Il confronto tra la pittura di de Nittis, Boldini e Zandomenighi si incentra nella quinta sezione dedicata alle vedute parigine e londinesi e si rinnova nella sala della dimensione intima, in cui la figura umana è sempre meno idealizzata. Si ritorna a una certa austerità espressiva con il focus su Vittorio Matteo Corcos, per poi entrare nella sala della vita mondana dove domina Boldini, colto nella sua doppia natura, di esteta e di avanguardista, che utilizza il segno come puro mezzo linguistico. Tra queste vedute urbane ricordiamo la famosa Place cliché (1874) di Boldini e la monumentale Westminster (1878), tela eseguita da De Nittis per il banchiere Kaye Knowles. La sezione si chiude con ‘Place d’Anvers a Parigi’ di Zandomenighi, dipinto universalmente riconosciuto come uno dei capolavori indiscussi dell’artista, oggi di proprietà della Galleria Ricci  Oddio di Piacenza.

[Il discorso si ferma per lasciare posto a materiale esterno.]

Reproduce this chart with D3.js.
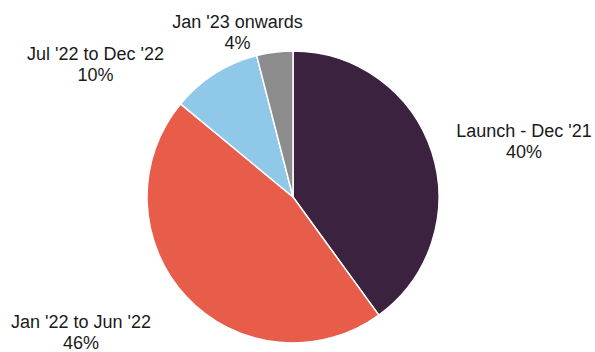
<!DOCTYPE html>
<html><head><meta charset="utf-8">
<script src="https://cdn.jsdelivr.net/npm/d3@7"></script>
<style>body{margin:0;background:#fff}svg{display:block}</style>
</head><body>
<svg id="c" width="595" height="352"></svg>
<script>
const categories = ["Launch - Dec '21", "Jan '22 to Jun '22", "Jul '22 to Dec '22", "Jan '23 onwards"];
const values = [40, 46, 10, 4];
const colors = ["#3B2340", "#E85C4A", "#8FC8E8", "#8C8C8C"];
const labelPos = [[524, 137], [81, 327.5], [95.5, 60], [237.5, 28]];

const svg = d3.select("#c");
const cx = 293, cy = 197, r = 146;
const data = categories.map((c, i) => ({cat: c, v: values[i], i}));
const pie = d3.pie().value(d => d.v).sort(null);
const arc = d3.arc().innerRadius(0).outerRadius(r);
const g = svg.append("g").attr("transform", `translate(${cx},${cy})`);
g.selectAll("path").data(pie(data)).join("path")
  .attr("d", arc).attr("fill", d => colors[d.data.i])
  .attr("stroke", "#fff").attr("stroke-width", 1.5);

const lab = svg.append("g").attr("font-family", "'Liberation Sans', Arial, sans-serif")
  .attr("font-size", 18).attr("fill", "#1a1a1a").attr("text-anchor", "middle");
data.forEach((d, i) => {
  const [x, y] = labelPos[i];
  const t = lab.append("text").attr("x", x).attr("y", y);
  t.append("tspan").attr("x", x).attr("dy", 0).text(d.cat);
  t.append("tspan").attr("x", x).attr("dy", 21).text(d.v + "%");
});
</script>
</body></html>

La settima sezione sarà dedicata al pittore livornese Vittorio Matteo Corcos, giunto appena ventunenne a Parigi nel 1880. In alcune sale ricordiamo La farfalla, L’inglesina, Ragazza in riva al lago  e il celeberrimo “Le istitutrici ai campi Elisi” del 1892.

L’ultima sezione è poi dedicata ai ritratti mondani eseguiti da Giovanni Boldini e Vittorio Matteo Corcos, una tipologia di ritratto molto amata che renderà questi pittori molto ricercati tra i contemporanei.